If my token stream were of the existing RoffToken type, I would need to do an intermediate step to transform a ControlLine into a flat structure where macros are distinguished from lits. That's seemingly straightforward enough: ControlLine "Sy" ["hello", "Em", "world"] could become a list of my token type via something like

roffTokenToMdocTokens (ControlLine nm args) = Macro nm : map litOrMacro args <> [Eol]
  where
     litOrMacro x | isParsedMacro nm && isCallableMacro x = Macro x
                  | otherwise = Lit x

But! The existing roff lexer, by applying escapes, will have already destroyed some information we need if I take this approach. The following two lines will get the same lex from current lexRoff:

.Sy hello Em world
.Sy hello \&Em world

All of the above leaving aside the handling of delimiters required by mdoc but irrelevant to man, which is also convenient to deal with in the lexer.

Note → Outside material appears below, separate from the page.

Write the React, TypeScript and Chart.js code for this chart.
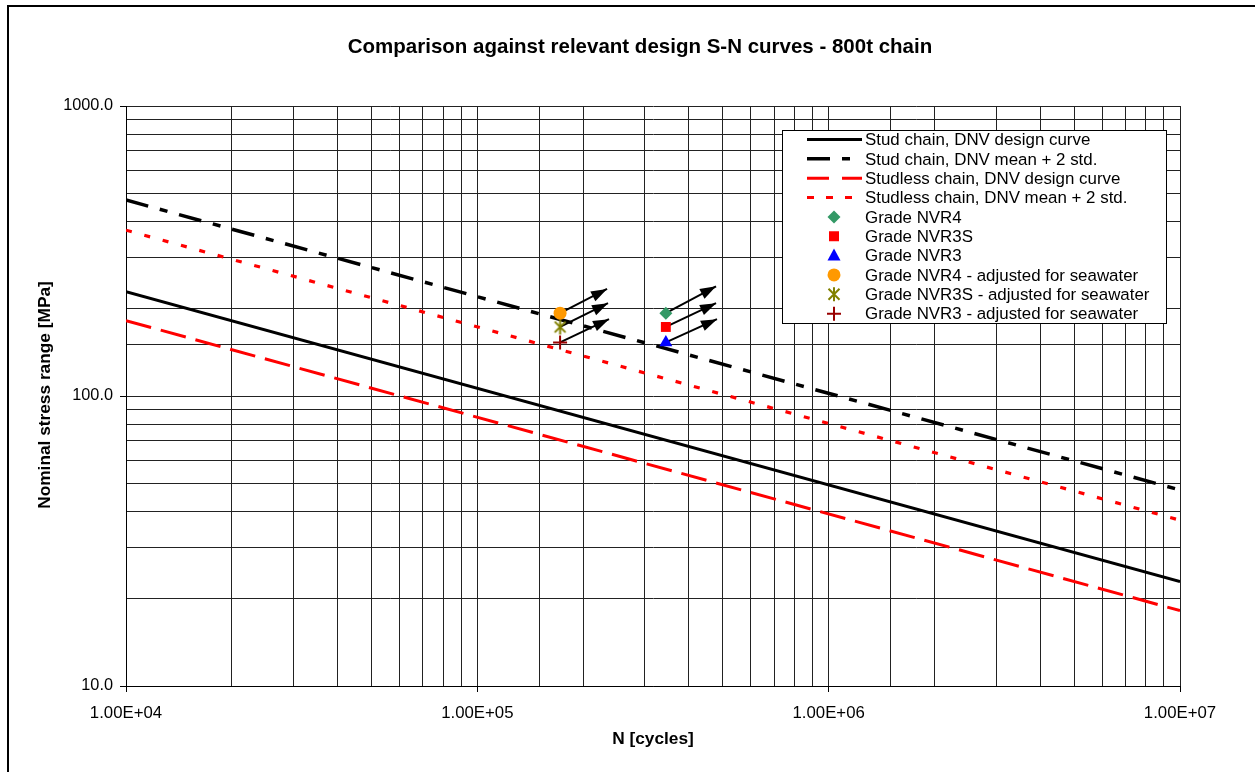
import React, { useEffect, useRef } from 'react';
import { Chart, registerables } from 'chart.js';

Chart.register(...registerables);

// ---------- text ----------
const TITLE = 'Comparison against relevant design S-N curves - 800t chain';
const X_TITLE = 'N [cycles]';
const Y_TITLE = 'Nominal stress range [MPa]';

// ---------- axis ----------
const X_MIN = 1e4;
const X_MAX = 1e7;
const Y_MIN = 10;
const Y_MAX = 1000;

// ---------- S-N curves (end points) ----------
const curveN = [1e4, 1e7];
const studDesign = [229, 22.9];
const studMean2Std = [474, 47.4];
const studlessDesign = [182, 18.2];
const studlessMean2Std = [373, 37.3];

// ---------- test results ----------
const testN = [344000];
const adjustedN = [172000];
const nvr4 = [193];
const nvr3s = [173];
const nvr3 = [153];

// ---------- arrows (start = test point, tip) ----------
const arrowStartN = [172000, 172000, 172000, 344000, 344000, 344000];
const arrowStartS = [193, 173, 153, 193, 173, 153];
const arrowTipN = [234000, 235500, 237000, 478000, 478000, 481000];
const arrowTipS = [234, 209, 184, 239, 209, 184];

const FONT = '"Liberation Sans", Arial, Helvetica, sans-serif';

function makeStar(color: string, size: number, lw: number) {
  const c = document.createElement('canvas');
  c.width = size;
  c.height = size;
  const g = c.getContext('2d')!;
  g.strokeStyle = color;
  g.lineWidth = lw;
  const m = size / 2;
  const r = size / 2 - 1;
  const d = r * 0.72;
  g.beginPath();
  g.moveTo(m - d, m - d);
  g.lineTo(m + d, m + d);
  g.moveTo(m + d, m - d);
  g.lineTo(m - d, m + d);
  g.moveTo(m, m - r);
  g.lineTo(m, m + r);
  g.stroke();
  return c;
}

const isMajor = (v: number) => {
  const l = Math.log10(v);
  return Math.abs(l - Math.round(l)) < 1e-9;
};
const fmtX = (v: number) => {
  const e = Math.round(Math.log10(v));
  return '1.00E+' + String(e).padStart(2, '0');
};

function pts(xs: number[], ys: number[]) {
  return xs.map((x, i) => ({ x, y: ys[i] }));
}

type LegendItem = {
  label: string;
  kind: 'line' | 'point';
  color: string;
  dash?: number[];
  width?: number;
  shape?: string;
};

const GREEN = '#339966';
const RED = '#FF0000';
const BLUE = '#0000FF';
const ORANGE = '#FF9900';
const OLIVE = '#808000';
const MAROON = '#990000';

const legendItems: LegendItem[] = [
  { label: 'Stud chain, DNV design curve', kind: 'line', color: '#000', dash: [], width: 3 },
  { label: 'Stud chain, DNV mean + 2 std.', kind: 'line', color: '#000', dash: [23, 12, 8, 12], width: 3.5 },
  { label: 'Studless chain, DNV design curve', kind: 'line', color: RED, dash: [22, 13], width: 3 },
  { label: 'Studless chain, DNV mean + 2 std.', kind: 'line', color: RED, dash: [7, 12], width: 3 },
  { label: 'Grade NVR4', kind: 'point', color: GREEN, shape: 'diamond' },
  { label: 'Grade NVR3S', kind: 'point', color: RED, shape: 'square' },
  { label: 'Grade NVR3', kind: 'point', color: BLUE, shape: 'triangle' },
  { label: 'Grade NVR4 - adjusted for seawater', kind: 'point', color: ORANGE, shape: 'circle' },
  { label: 'Grade NVR3S - adjusted for seawater', kind: 'point', color: OLIVE, shape: 'star' },
  { label: 'Grade NVR3 - adjusted for seawater', kind: 'point', color: MAROON, shape: 'plus' },
];

function drawMarker(ctx: CanvasRenderingContext2D, shape: string, x: number, y: number, color: string) {
  ctx.save();
  ctx.fillStyle = color;
  ctx.strokeStyle = color;
  ctx.setLineDash([]);
  ctx.beginPath();
  if (shape === 'diamond') {
    const r = 6.5;
    ctx.moveTo(x, y - r);
    ctx.lineTo(x + r, y);
    ctx.lineTo(x, y + r);
    ctx.lineTo(x - r, y);
    ctx.closePath();
    ctx.fill();
  } else if (shape === 'square') {
    ctx.rect(x - 5, y - 5, 10, 10);
    ctx.fill();
  } else if (shape === 'triangle') {
    ctx.moveTo(x, y - 7);
    ctx.lineTo(x + 6.5, y + 5);
    ctx.lineTo(x - 6.5, y + 5);
    ctx.closePath();
    ctx.fill();
  } else if (shape === 'circle') {
    ctx.arc(x, y, 6.5, 0, Math.PI * 2);
    ctx.fill();
  } else if (shape === 'star') {
    const d = 5.5;
    ctx.lineWidth = 2;
    ctx.moveTo(x - d, y - d);
    ctx.lineTo(x + d, y + d);
    ctx.moveTo(x + d, y - d);
    ctx.lineTo(x - d, y + d);
    ctx.moveTo(x, y - 7);
    ctx.lineTo(x, y + 7);
    ctx.stroke();
  } else if (shape === 'plus') {
    ctx.lineWidth = 2;
    ctx.moveTo(x - 7, y);
    ctx.lineTo(x + 7, y);
    ctx.moveTo(x, y - 7);
    ctx.lineTo(x, y + 7);
    ctx.stroke();
  }
  ctx.restore();
}

const overlayPlugin = {
  id: 'overlay',
  afterDatasetsDraw(chart: any) {
    const ctx: CanvasRenderingContext2D = chart.ctx;
    ctx.save();
    chart.data.datasets.forEach((ds: any, i: number) => {
      if (!ds.isArrow) return;
      const meta = chart.getDatasetMeta(i);
      const a = meta.data[0];
      const b = meta.data[1];
      const ang = Math.atan2(b.y - a.y, b.x - a.x);
      const L = 16;
      const W = 5.5;
      const c = Math.cos(ang);
      const s = Math.sin(ang);
      ctx.fillStyle = '#000';
      ctx.beginPath();
      ctx.moveTo(b.x, b.y);
      ctx.lineTo(b.x - L * c + W * s, b.y - L * s - W * c);
      ctx.lineTo(b.x - L * c - W * s, b.y - L * s + W * c);
      ctx.closePath();
      ctx.fill();
    });
    ctx.restore();
  },
  afterDraw(chart: any) {
    const ctx: CanvasRenderingContext2D = chart.ctx;
    const area = chart.chartArea;
    ctx.save();
    // outer border
    ctx.strokeStyle = '#000';
    ctx.lineWidth = 2;
    ctx.strokeRect(8, 6, 1300, 820);

    // title
    ctx.fillStyle = '#000';
    ctx.textAlign = 'center';
    ctx.textBaseline = 'middle';
    ctx.font = `bold 20.5px ${FONT}`;
    ctx.fillText(TITLE, 640, 47);

    // axis titles
    ctx.font = `bold 17.3px ${FONT}`;
    ctx.fillText(X_TITLE, 653, 739);
    ctx.save();
    ctx.translate(45, 395);
    ctx.rotate(-Math.PI / 2);
    ctx.fillText(Y_TITLE, 0, 0);
    ctx.restore();

    // legend
    const bx = 782, by = 130, bw = 384, bh = 193;
    ctx.fillStyle = '#fff';
    ctx.fillRect(bx, by, bw, bh);
    ctx.strokeStyle = '#000';
    ctx.lineWidth = 1;
    ctx.setLineDash([]);
    ctx.strokeRect(bx + 0.5, by + 0.5, bw, bh);
    const y0 = 139.5;
    const step = 19.35;
    ctx.font = `16.9px ${FONT}`;
    ctx.textAlign = 'left';
    ctx.textBaseline = 'middle';
    legendItems.forEach((it, i) => {
      const y = y0 + i * step;
      if (it.kind === 'line') {
        ctx.save();
        ctx.strokeStyle = it.color;
        ctx.lineWidth = it.width || 3;
        ctx.setLineDash(it.dash || []);
        ctx.beginPath();
        ctx.moveTo(807, y);
        ctx.lineTo(862, y);
        ctx.stroke();
        ctx.restore();
      } else {
        drawMarker(ctx, it.shape!, 834, y, it.color);
      }
      ctx.fillStyle = '#000';
      ctx.fillText(it.label, 865, y + 1);
    });
    ctx.restore();
  },
};

export default function App() {
  const ref = useRef<HTMLCanvasElement>(null);

  useEffect(() => {
    document.body.style.margin = '0';
    const starImg = makeStar(OLIVE, 17, 2);

    const lineDs = (label: string, ys: number[], color: string, dash: number[], width: number) => ({
      label,
      data: pts(curveN, ys),
      showLine: true,
      borderColor: color,
      backgroundColor: color,
      borderWidth: width,
      borderDash: dash,
      pointRadius: 0,
      fill: false,
      order: 10,
    });

    const pointDs = (label: string, xs: number[], ys: number[], color: string, style: any, radius: number, extra: any = {}) => ({
      label,
      data: pts(xs, ys),
      showLine: false,
      pointStyle: style,
      pointRadius: radius,
      backgroundColor: color,
      borderColor: color,
      borderWidth: 0,
      order: 0,
      ...extra,
    });

    const arrowDs = arrowStartN.map((n, i) => ({
      label: 'arrow' + i,
      isArrow: true,
      data: pts([n, arrowTipN[i]], [arrowStartS[i], arrowTipS[i]]),
      showLine: true,
      borderColor: '#000',
      borderWidth: 2,
      pointRadius: 0,
      fill: false,
      order: 5,
    }));

    const chart = new Chart(ref.current!, {
      type: 'scatter',
      data: {
        datasets: [
          pointDs('Grade NVR4', testN, nvr4, GREEN, 'rectRot', 6.5),
          pointDs('Grade NVR3S', testN, nvr3s, RED, 'rect', 7),
          pointDs('Grade NVR3', testN, nvr3, BLUE, 'triangle', 7.5),
          pointDs('Grade NVR4 - adjusted for seawater', adjustedN, nvr4, ORANGE, 'circle', 6.5),
          pointDs('Grade NVR3S - adjusted for seawater', adjustedN, nvr3s, OLIVE, starImg, 8),
          pointDs('Grade NVR3 - adjusted for seawater', adjustedN, nvr3, MAROON, 'cross', 7, { borderWidth: 2 }),
          ...arrowDs,
          lineDs('Stud chain, DNV design curve', studDesign, '#000', [], 3),
          lineDs('Stud chain, DNV mean + 2 std.', studMean2Std, '#000', [23, 12, 8, 12], 3.5),
          lineDs('Studless chain, DNV design curve', studlessDesign, RED, [26, 10], 3),
          lineDs('Studless chain, DNV mean + 2 std.', studlessMean2Std, RED, [6, 13], 3.2),
        ] as any,
      },
      options: {
        animation: false,
        responsive: false,
        devicePixelRatio: 1,
        layout: { padding: { left: 0, right: 75, top: 106, bottom: 0 } },
        plugins: {
          legend: { display: false },
          title: { display: false },
          tooltip: { enabled: false },
        },
        scales: {
          x: {
            type: 'logarithmic',
            min: X_MIN,
            max: X_MAX,
            afterFit: (s: any) => {
              s.height = 86;
            },
            grid: {
              color: '#222',
              lineWidth: 1,
              drawTicks: true,
              tickLength: 6,
              tickColor: (c: any) => (c.tick && isMajor(c.tick.value) ? '#000' : 'rgba(0,0,0,0)'),
            },
            border: { color: '#000', width: 1 },
            ticks: {
              autoSkip: false,
              maxRotation: 0,
              minRotation: 0,
              color: '#000',
              padding: 11,
              font: { family: FONT, size: 16.8 },
              callback: (v: any) => (isMajor(Number(v)) ? fmtX(Number(v)) : ''),
            },
          },
          y: {
            type: 'logarithmic',
            min: Y_MIN,
            max: Y_MAX,
            afterFit: (s: any) => {
              s.width = 126;
            },
            grid: {
              color: '#222',
              lineWidth: 1,
              drawTicks: true,
              tickLength: 6,
              tickColor: (c: any) => (c.tick && isMajor(c.tick.value) ? '#000' : 'rgba(0,0,0,0)'),
            },
            border: { color: '#000', width: 1 },
            ticks: {
              autoSkip: false,
              color: '#000',
              padding: 7,
              font: { family: FONT, size: 16.3 },
              callback: (v: any) => (isMajor(Number(v)) ? Number(v).toFixed(1) : ''),
            },
          },
        },
      } as any,
      plugins: [overlayPlugin],
    });

    return () => chart.destroy();
  }, []);

  return (
    <div style={{ width: 1255, height: 772, background: '#fff' }}>
      <canvas ref={ref} width={1255} height={772} style={{ display: 'block' }} />
    </div>
  );
}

Finally, the Roff lexer implements roff's macro definition requests, so it will actually expand any custom macros that are defined in a manual page read by the Man reader. This is very neat but I think it is an antifeature for mdoc documents, where use of raw roff requests at all, let alone custom macros, is discouraged and hopefully vanishingly rare in the wild. Only a subset of raw roff requests are supported by mandoc, and only about 3 are in use in mdoc manuals in the OpenBSD base system. So my intention was to not include that feature in the mdoc reader.

The bottom line of all this is that RoffToken and MdocToken are pretty different because the associated readers need different information from each control line. But all that being said, I guess it's plausible to at least base the lexers on some shared code by expanding on my (misnamed) RoffMonad typeclass found in T.P.R.Roff.Escape with functions like lexControlLine, lexTextLine. I'm not sure how much code would actually end up being shared though. Ultimately the MdocToken type I introduced is proving pretty adaptable to the things I need it to do and if I did try to reuse the existing lexRoff I'd probably still translate RoffToken to MdocToken for use in the parsers.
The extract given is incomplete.